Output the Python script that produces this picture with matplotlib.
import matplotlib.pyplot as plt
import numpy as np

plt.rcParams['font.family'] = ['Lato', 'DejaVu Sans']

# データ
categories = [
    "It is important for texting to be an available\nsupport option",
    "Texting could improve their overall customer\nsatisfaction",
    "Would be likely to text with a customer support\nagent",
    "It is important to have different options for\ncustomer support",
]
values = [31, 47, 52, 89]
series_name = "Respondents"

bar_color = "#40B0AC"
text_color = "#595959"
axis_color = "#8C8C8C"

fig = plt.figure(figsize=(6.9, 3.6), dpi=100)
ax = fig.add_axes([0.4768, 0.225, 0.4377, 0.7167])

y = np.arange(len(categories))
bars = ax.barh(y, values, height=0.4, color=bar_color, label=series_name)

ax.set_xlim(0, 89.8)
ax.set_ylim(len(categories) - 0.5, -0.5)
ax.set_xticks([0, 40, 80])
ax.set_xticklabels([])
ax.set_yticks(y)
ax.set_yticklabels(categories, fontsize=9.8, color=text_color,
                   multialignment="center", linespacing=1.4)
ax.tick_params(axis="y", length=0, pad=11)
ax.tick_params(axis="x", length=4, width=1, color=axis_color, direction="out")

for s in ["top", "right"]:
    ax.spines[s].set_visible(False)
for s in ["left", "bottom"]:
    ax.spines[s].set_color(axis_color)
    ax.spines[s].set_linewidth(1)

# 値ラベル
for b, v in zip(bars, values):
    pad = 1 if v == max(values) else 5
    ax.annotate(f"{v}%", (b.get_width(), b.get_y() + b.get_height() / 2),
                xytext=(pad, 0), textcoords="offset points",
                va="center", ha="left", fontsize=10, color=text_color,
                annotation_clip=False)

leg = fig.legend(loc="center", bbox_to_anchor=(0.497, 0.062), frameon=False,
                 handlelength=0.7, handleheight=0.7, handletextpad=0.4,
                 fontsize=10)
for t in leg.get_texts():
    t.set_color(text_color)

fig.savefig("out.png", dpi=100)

* * *

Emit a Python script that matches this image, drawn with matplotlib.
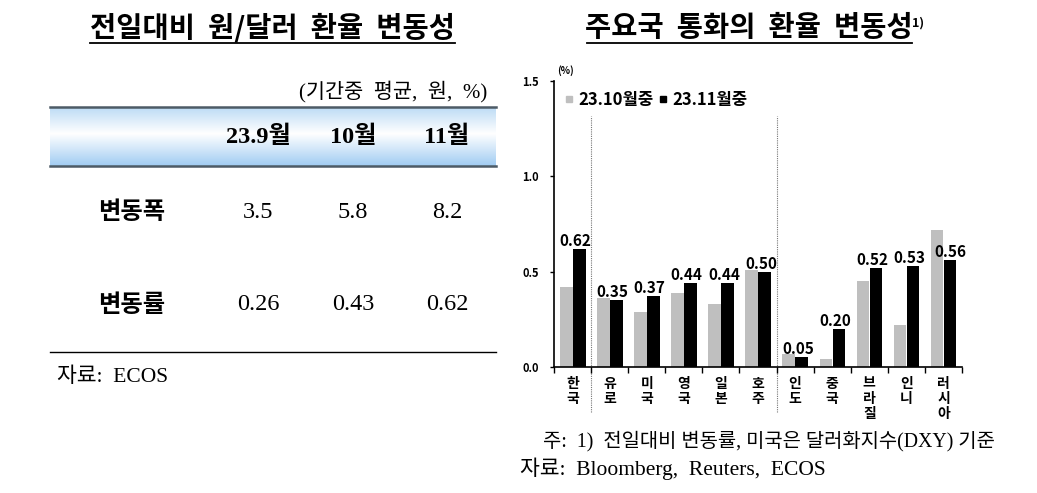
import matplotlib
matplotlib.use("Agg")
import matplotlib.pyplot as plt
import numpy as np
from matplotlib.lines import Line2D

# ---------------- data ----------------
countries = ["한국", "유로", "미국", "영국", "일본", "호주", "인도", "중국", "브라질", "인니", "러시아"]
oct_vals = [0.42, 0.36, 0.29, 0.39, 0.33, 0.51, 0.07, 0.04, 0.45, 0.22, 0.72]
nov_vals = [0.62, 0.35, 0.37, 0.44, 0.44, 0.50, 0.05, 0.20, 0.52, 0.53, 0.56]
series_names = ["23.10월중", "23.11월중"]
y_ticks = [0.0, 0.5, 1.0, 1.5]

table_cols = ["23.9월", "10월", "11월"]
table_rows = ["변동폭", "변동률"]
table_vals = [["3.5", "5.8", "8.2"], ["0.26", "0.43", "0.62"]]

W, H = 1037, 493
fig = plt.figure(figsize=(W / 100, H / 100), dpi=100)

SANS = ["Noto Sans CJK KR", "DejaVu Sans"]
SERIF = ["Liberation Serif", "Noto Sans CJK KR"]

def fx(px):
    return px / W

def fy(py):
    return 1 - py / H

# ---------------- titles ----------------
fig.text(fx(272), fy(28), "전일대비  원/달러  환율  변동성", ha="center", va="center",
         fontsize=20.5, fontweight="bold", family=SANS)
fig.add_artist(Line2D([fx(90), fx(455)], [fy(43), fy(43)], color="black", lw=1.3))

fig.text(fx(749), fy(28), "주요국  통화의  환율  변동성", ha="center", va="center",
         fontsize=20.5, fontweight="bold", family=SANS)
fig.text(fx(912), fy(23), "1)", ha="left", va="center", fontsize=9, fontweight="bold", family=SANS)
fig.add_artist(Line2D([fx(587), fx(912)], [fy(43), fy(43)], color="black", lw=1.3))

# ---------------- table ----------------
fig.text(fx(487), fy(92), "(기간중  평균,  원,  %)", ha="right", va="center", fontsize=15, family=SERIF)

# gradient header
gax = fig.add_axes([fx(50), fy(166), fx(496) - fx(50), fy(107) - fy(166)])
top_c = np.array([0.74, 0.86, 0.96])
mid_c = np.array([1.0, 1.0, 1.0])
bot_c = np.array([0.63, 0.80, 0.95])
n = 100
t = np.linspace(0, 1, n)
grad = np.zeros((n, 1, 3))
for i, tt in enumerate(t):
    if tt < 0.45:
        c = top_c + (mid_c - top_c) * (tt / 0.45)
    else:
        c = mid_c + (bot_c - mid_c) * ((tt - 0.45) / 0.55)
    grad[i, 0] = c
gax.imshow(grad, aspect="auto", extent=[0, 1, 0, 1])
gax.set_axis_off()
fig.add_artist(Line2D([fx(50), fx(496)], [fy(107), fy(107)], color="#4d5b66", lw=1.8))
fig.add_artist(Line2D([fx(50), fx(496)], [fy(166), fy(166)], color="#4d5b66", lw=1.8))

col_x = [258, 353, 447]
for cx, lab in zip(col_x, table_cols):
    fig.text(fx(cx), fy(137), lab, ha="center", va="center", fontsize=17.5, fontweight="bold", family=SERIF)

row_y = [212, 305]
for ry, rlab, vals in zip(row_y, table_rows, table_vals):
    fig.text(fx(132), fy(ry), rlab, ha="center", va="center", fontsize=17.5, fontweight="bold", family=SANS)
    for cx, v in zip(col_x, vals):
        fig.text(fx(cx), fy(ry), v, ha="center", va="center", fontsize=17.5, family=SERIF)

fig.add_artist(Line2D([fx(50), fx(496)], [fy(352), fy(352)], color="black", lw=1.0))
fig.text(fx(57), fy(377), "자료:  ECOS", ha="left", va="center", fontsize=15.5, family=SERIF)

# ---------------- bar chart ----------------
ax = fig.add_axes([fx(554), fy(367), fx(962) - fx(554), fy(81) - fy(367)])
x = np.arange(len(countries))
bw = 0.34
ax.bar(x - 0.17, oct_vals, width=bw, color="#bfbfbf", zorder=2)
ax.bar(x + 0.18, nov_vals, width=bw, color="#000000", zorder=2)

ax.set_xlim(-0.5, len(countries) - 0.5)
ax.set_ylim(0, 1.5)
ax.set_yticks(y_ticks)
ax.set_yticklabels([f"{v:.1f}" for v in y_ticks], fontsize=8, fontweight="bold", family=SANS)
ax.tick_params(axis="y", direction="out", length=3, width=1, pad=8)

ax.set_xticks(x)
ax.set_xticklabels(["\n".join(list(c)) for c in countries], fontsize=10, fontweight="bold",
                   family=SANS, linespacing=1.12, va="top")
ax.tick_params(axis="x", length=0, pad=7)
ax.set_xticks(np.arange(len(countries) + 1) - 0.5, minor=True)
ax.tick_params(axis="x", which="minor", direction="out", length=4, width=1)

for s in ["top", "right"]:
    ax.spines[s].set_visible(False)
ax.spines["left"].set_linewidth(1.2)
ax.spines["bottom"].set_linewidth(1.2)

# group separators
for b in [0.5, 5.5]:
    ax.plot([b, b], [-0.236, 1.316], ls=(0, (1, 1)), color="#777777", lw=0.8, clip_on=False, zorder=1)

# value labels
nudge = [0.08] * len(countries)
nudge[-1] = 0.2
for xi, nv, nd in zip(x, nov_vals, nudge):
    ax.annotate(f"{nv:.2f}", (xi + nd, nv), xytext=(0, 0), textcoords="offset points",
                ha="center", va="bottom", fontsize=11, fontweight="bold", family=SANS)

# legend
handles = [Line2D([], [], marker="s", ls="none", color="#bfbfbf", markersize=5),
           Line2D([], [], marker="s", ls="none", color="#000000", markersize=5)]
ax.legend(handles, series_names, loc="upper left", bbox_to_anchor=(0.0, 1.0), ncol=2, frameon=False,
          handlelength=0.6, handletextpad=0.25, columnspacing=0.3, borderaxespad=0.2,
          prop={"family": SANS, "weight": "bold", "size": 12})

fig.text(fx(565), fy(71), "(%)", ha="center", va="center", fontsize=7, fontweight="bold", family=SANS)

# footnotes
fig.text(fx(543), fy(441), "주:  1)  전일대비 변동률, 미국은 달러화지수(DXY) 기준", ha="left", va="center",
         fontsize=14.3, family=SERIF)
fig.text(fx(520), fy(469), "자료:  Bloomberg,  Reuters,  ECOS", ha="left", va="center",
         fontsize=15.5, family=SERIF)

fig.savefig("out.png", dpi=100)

## Challenge
Report how many lines of the entries hold the string "Python". Provide the number alone.

## Full response
2